- Directions for this task: Emit the data below verbatim, stripping out any pictures.

════

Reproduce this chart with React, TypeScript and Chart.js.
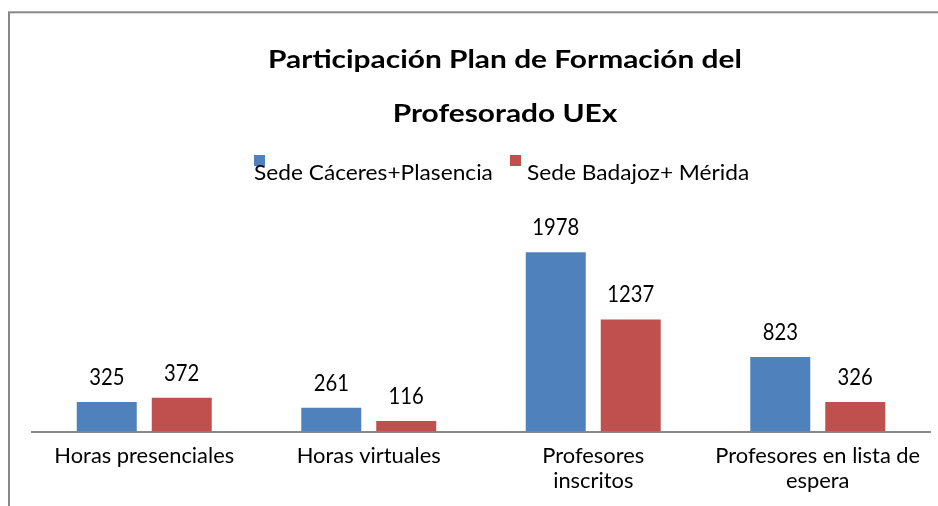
import React, { useEffect, useRef } from "react";
import { Chart, registerables } from "chart.js";

Chart.register(...registerables);

const titleLines = ["Participación Plan de Formación del", "Profesorado UEx"];
const categories = [
  ["Horas presenciales"],
  ["Horas virtuales"],
  ["Profesores", "inscritos"],
  ["Profesores en lista de", "espera"],
];
const seriesNames = ["Sede Cáceres+Plasencia", "Sede Badajoz+ Mérida"];
const caceresValues = [325, 261, 1978, 823];
const badajozValues = [372, 116, 1237, 326];
const seriesColors = ["#4F81BD", "#C0504D"];

const FAMILY = "Lato, 'Open Sans', sans-serif";
const CAP = 0.7165;

function fit(ctx: CanvasRenderingContext2D, sample: string, targetW: number, capH: number, weight: string) {
  ctx.save();
  ctx.font = `${weight} 100px ${FAMILY}`;
  const w = ctx.measureText(sample).width;
  ctx.restore();
  const size = (100 * targetW) / w;
  const sy = capH / (CAP * size);
  return { font: `${weight} ${size}px ${FAMILY}`, sy };
}

function drawText(
  ctx: CanvasRenderingContext2D,
  text: string,
  x: number,
  y: number,
  f: { font: string; sy: number },
  align: CanvasTextAlign
) {
  ctx.save();
  ctx.font = f.font;
  ctx.textAlign = align;
  ctx.textBaseline = "alphabetic";
  ctx.fillStyle = "#000000";
  ctx.translate(x, y);
  ctx.scale(1, f.sy);
  ctx.fillText(text, 0, 0);
  ctx.restore();
}

const decorPlugin = {
  id: "decor",
  beforeDraw(chart: any) {
    const ctx = chart.ctx as CanvasRenderingContext2D;
    ctx.save();
    ctx.fillStyle = "#ffffff";
    ctx.fillRect(0, 0, chart.width, chart.height);
    ctx.strokeStyle = "#888888";
    ctx.lineWidth = 2;
    ctx.strokeRect(9, 12.3, 1200, 1200);
    ctx.restore();
  },
  afterDraw(chart: any) {
    const ctx = chart.ctx as CanvasRenderingContext2D;
    // title
    const tf = fit(ctx, titleLines[0], 474, 18, "bold");
    drawText(ctx, titleLines[0], 505, 68, tf, "center");
    drawText(ctx, titleLines[1], 505, 122, tf, "center");
    // legend
    const lf = fit(ctx, seriesNames[0], 239, 15, "normal");
    const legendItems = [
      { sq: 254, tx: 254 },
      { sq: 510, tx: 527 },
    ];
    legendItems.forEach((it, i) => {
      ctx.fillStyle = seriesColors[i];
      ctx.fillRect(it.sq, 155, 11, 11);
      drawText(ctx, seriesNames[i], it.tx, 180, lf, "left");
    });
    // data labels
    const df = fit(ctx, "1978", 47, 16, "normal");
    chart.data.datasets.forEach((ds: any, di: number) => {
      const meta = chart.getDatasetMeta(di);
      meta.data.forEach((bar: any, i: number) => {
        drawText(ctx, String(ds.data[i]), bar.x, bar.y - 17, df, "center");
      });
    });
    // category labels
    const cf = fit(ctx, categories[0][0], 180, 14.5, "normal");
    const xs = chart.scales.x;
    categories.forEach((lines, i) => {
      const cx = xs.getPixelForValue(i);
      lines.forEach((ln, li) => {
        drawText(ctx, ln, cx, 463 + li * 25, cf, "center");
      });
    });
  },
};

export default function App() {
  const ref = useRef<HTMLCanvasElement>(null);
  useEffect(() => {
    if (!ref.current) return;
    const chart = new Chart(ref.current, {
      type: "bar",
      data: {
        labels: categories.map((c) => c.join(" ")),
        datasets: [
          {
            label: seriesNames[0],
            data: caceresValues,
            backgroundColor: seriesColors[0],
            borderWidth: 0,
          },
          {
            label: seriesNames[1],
            data: badajozValues,
            backgroundColor: seriesColors[1],
            borderWidth: 0,
          },
        ],
      },
      options: {
        responsive: false,
        animation: false,
        devicePixelRatio: 1,
        datasets: {
          bar: { barPercentage: 0.8, categoryPercentage: 0.668 },
        },
        layout: { padding: { left: 32, right: 8, top: 205, bottom: 74.5 } },
        plugins: {
          legend: { display: false },
          title: { display: false },
          tooltip: { enabled: false },
        },
        scales: {
          x: {
            grid: { display: false },
            ticks: { display: false },
            border: { display: true, color: "#888888", width: 2 },
            afterFit: (s: any) => {
              s.height = 0;
            },
          },
          y: {
            display: false,
            min: 0,
            max: 2500,
          },
        },
      },
      plugins: [decorPlugin],
    });
    return () => chart.destroy();
  }, []);
  return (
    <div style={{ position: "absolute", left: 0, top: 0, width: 938, height: 506 }}>
      <canvas ref={ref} width={938} height={506} style={{ display: "block" }} />
    </div>
  );
}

════

- Solution for this problem:
Reproduce this chart with React, TypeScript and Chart.js.
import React, { useEffect, useRef } from "react";
import { Chart, registerables } from "chart.js";

Chart.register(...registerables);

const titleLines = ["Participación Plan de Formación del", "Profesorado UEx"];
const categories = [
  ["Horas presenciales"],
  ["Horas virtuales"],
  ["Profesores", "inscritos"],
  ["Profesores en lista de", "espera"],
];
const seriesNames = ["Sede Cáceres+Plasencia", "Sede Badajoz+ Mérida"];
const caceresValues = [325, 261, 1978, 823];
const badajozValues = [372, 116, 1237, 326];
const seriesColors = ["#4F81BD", "#C0504D"];

const FAMILY = "Lato, 'Open Sans', sans-serif";
const CAP = 0.7165;

function fit(ctx: CanvasRenderingContext2D, sample: string, targetW: number, capH: number, weight: string) {
  ctx.save();
  ctx.font = `${weight} 100px ${FAMILY}`;
  const w = ctx.measureText(sample).width;
  ctx.restore();
  const size = (100 * targetW) / w;
  const sy = capH / (CAP * size);
  return { font: `${weight} ${size}px ${FAMILY}`, sy };
}

function drawText(
  ctx: CanvasRenderingContext2D,
  text: string,
  x: number,
  y: number,
  f: { font: string; sy: number },
  align: CanvasTextAlign
) {
  ctx.save();
  ctx.font = f.font;
  ctx.textAlign = align;
  ctx.textBaseline = "alphabetic";
  ctx.fillStyle = "#000000";
  ctx.translate(x, y);
  ctx.scale(1, f.sy);
  ctx.fillText(text, 0, 0);
  ctx.restore();
}

const decorPlugin = {
  id: "decor",
  beforeDraw(chart: any) {
    const ctx = chart.ctx as CanvasRenderingContext2D;
    ctx.save();
    ctx.fillStyle = "#ffffff";
    ctx.fillRect(0, 0, chart.width, chart.height);
    ctx.strokeStyle = "#888888";
    ctx.lineWidth = 2;
    ctx.strokeRect(9, 12.3, 1200, 1200);
    ctx.restore();
  },
  afterDraw(chart: any) {
    const ctx = chart.ctx as CanvasRenderingContext2D;
    // title
    const tf = fit(ctx, titleLines[0], 474, 18, "bold");
    drawText(ctx, titleLines[0], 505, 68, tf, "center");
    drawText(ctx, titleLines[1], 505, 122, tf, "center");
    // legend
    const lf = fit(ctx, seriesNames[0], 239, 15, "normal");
    const legendItems = [
      { sq: 254, tx: 254 },
      { sq: 510, tx: 527 },
    ];
    legendItems.forEach((it, i) => {
      ctx.fillStyle = seriesColors[i];
      ctx.fillRect(it.sq, 155, 11, 11);
      drawText(ctx, seriesNames[i], it.tx, 180, lf, "left");
    });
    // data labels
    const df = fit(ctx, "1978", 47, 16, "normal");
    chart.data.datasets.forEach((ds: any, di: number) => {
      const meta = chart.getDatasetMeta(di);
      meta.data.forEach((bar: any, i: number) => {
        drawText(ctx, String(ds.data[i]), bar.x, bar.y - 17, df, "center");
      });
    });
    // category labels
    const cf = fit(ctx, categories[0][0], 180, 14.5, "normal");
    const xs = chart.scales.x;
    categories.forEach((lines, i) => {
      const cx = xs.getPixelForValue(i);
      lines.forEach((ln, li) => {
        drawText(ctx, ln, cx, 463 + li * 25, cf, "center");
      });
    });
  },
};

export default function App() {
  const ref = useRef<HTMLCanvasElement>(null);
  useEffect(() => {
    if (!ref.current) return;
    const chart = new Chart(ref.current, {
      type: "bar",
      data: {
        labels: categories.map((c) => c.join(" ")),
        datasets: [
          {
            label: seriesNames[0],
            data: caceresValues,
            backgroundColor: seriesColors[0],
            borderWidth: 0,
          },
          {
            label: seriesNames[1],
            data: badajozValues,
            backgroundColor: seriesColors[1],
            borderWidth: 0,
          },
        ],
      },
      options: {
        responsive: false,
        animation: false,
        devicePixelRatio: 1,
        datasets: {
          bar: { barPercentage: 0.8, categoryPercentage: 0.668 },
        },
        layout: { padding: { left: 32, right: 8, top: 205, bottom: 74.5 } },
        plugins: {
          legend: { display: false },
          title: { display: false },
          tooltip: { enabled: false },
        },
        scales: {
          x: {
            grid: { display: false },
            ticks: { display: false },
            border: { display: true, color: "#888888", width: 2 },
            afterFit: (s: any) => {
              s.height = 0;
            },
          },
          y: {
            display: false,
            min: 0,
            max: 2500,
          },
        },
      },
      plugins: [decorPlugin],
    });
    return () => chart.destroy();
  }, []);
  return (
    <div style={{ position: "absolute", left: 0, top: 0, width: 938, height: 506 }}>
      <canvas ref={ref} width={938} height={506} style={{ display: "block" }} />
    </div>
  );
}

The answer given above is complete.